Hong Kong and Singapore have suffered a reverse of fortunes as they compete with New York and London as major centres for the world’s biggest hedge funds.
Referring to a survey produced by an industry publication, the Financial Times this week reported that the number of hedge fund groups managing more than USD1billion has fallen to 18, having stood at 21 six months ago. By contrast, New York has further strengthened its position as the hedge fund industry’s leading centre; its “billion dollar club” has grown from 139 to 153. London is pretty much unchanged, its number dropping by one to 56, with collective AUM holding steady at USD255billion. Total global hedge fund assets rose 4 per cent in the first half of 2012 to USD2.2trillion, roughly half of which came from net new inflows.
Harcourt Investment Consulting has strengthened its alternative product distribution strategy in Asia by hiring Claire Liou reported Investment Europe this week. Hong Kong-based Liou will report to Ulrich Behm, CEO of Vontobel Asia; Harcourt is part of Switzerland’s Vontobel group. Behm was quoted as saying: “This step reflects our identification with the Asian market and our working to strengthen and expand our alternative asset distribution activities in the region." Previously Liou worked in business development roles at Vision Investment Management and Haitong International Asset Management. She also worked as a portfolio manager at Proxima Alfa Investments and as a commodities trader at Barclays.
Investors should be prepared to deviate from the crowd and find strong performers according to Hugh Forward, managing director of New York-based Cross Border Alternatives, reported AsianInvestor this week. It’s long been the case that hedge fund investors, particularly institutional investors, have favoured the biggest brand managers, but in Asia especially the performance of the region’s billion dollar hedge funds has not always been spectacular.
For some reason they refuse to covet investment in smaller managers with several hundred million in AUM, who have generated good returns through several market cycles and been around for seven or eight years, because, said Forward, “they think there must be something wrong with them.” He added that the due diligence process has become standardized and that if a manager ticks enough boxes it’s assumed they have to be good. “That’s why performance is so bad,” said Forward, who’s firm was established three years ago to advise HNW families.
This attitude by investors can largely be attributed to their desire to avoid reputation risk; why risk investing a lesser-known manager who could potentially go under? Better to stick to the well-known talent. If one were to use a market analogy here it’s a case of investors applying a herd mentality. Forward went on to say that investors should tolerate longer lock-ups, particularly in less liquid strategies such as small-cap equities or distressed debt, to give the manager “more flexibility to enable him to operate more efficiently”.
John Ho’s Janchor Partners has enjoyed huge success in adopting this approach, where investor capital has a three-year lock-up. Maybe more should follow; after all, institutions are pragmatic when it comes to hedge fund investing and less likely to redeem just because a manager is going through a tricky period. If investors are so focused on liquidity then, as Forward rightly points out, they should just invest in mutual funds.
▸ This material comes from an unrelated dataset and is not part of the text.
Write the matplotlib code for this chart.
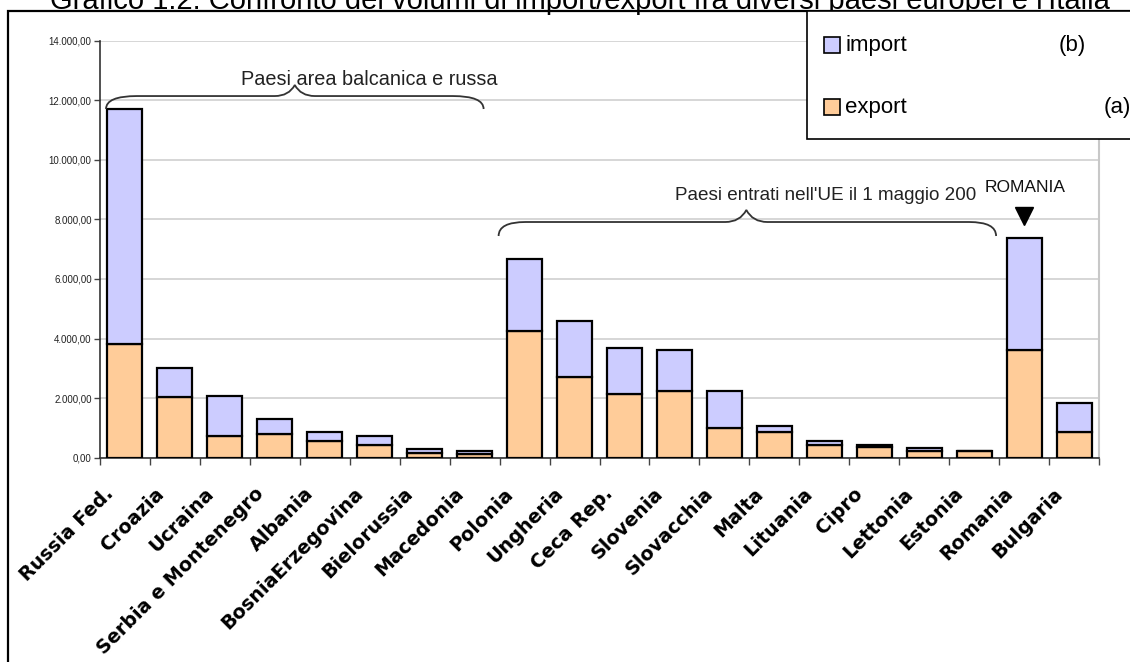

One way that managers could attract new investors is to be more flexible in their fee structure, with Forward suggesting that the incentive fee could be deferred until the client leaves the fund. “Managers have to come up with more innovative fee structures,” said Forward, who added that family office interest would be huge if they did. This is an interesting point and perhaps one that Asia’s hedge fund managers – that is the sub-USD1billion managers – could focus on.
Rather than trying to compete endlessly with the big guys for institutional money, a more flexible fee structure could potentially open up the floodgates for family office assets: if they were then able to combine that with a lock-up commitment, those managers running a few hundred million in AUM could well enjoy significant growth. And who knows, that earlier figure of Asia’s hedge fund industry losing market share to New York and London could be reversed in one fell swoop.
In other news, the Shanghai Hedge Fund Association (SHFA) has announced the appointment of two industry veterans, Anthony D’Silva and Christian Stoiber, as members of the International Advisory Council within the association. D’Silva serves as Managing Director of Apex Investments/Apex Fund Services in Shanghai. Apex Fund Services administers over 300 funds and has over USD15billion in AuA. Apex Investments was established in 2008 in Shanghai to specialize in China deal sourcing and due diligence. Stoiber is an investment banker with over 20 years’ industry experience. Currently he is Managing Director of Aquila Capital, overseeing the build-out of the group’s Asian operation in respect to its three core businesses. These include: financial assets, real assets, and fund structuring. Prior to joining Aquila Capital Stoiber spent 12 years at Barclays Capital, acting as Managing Director and Head of Financial Institution Structuring in Hong Kong.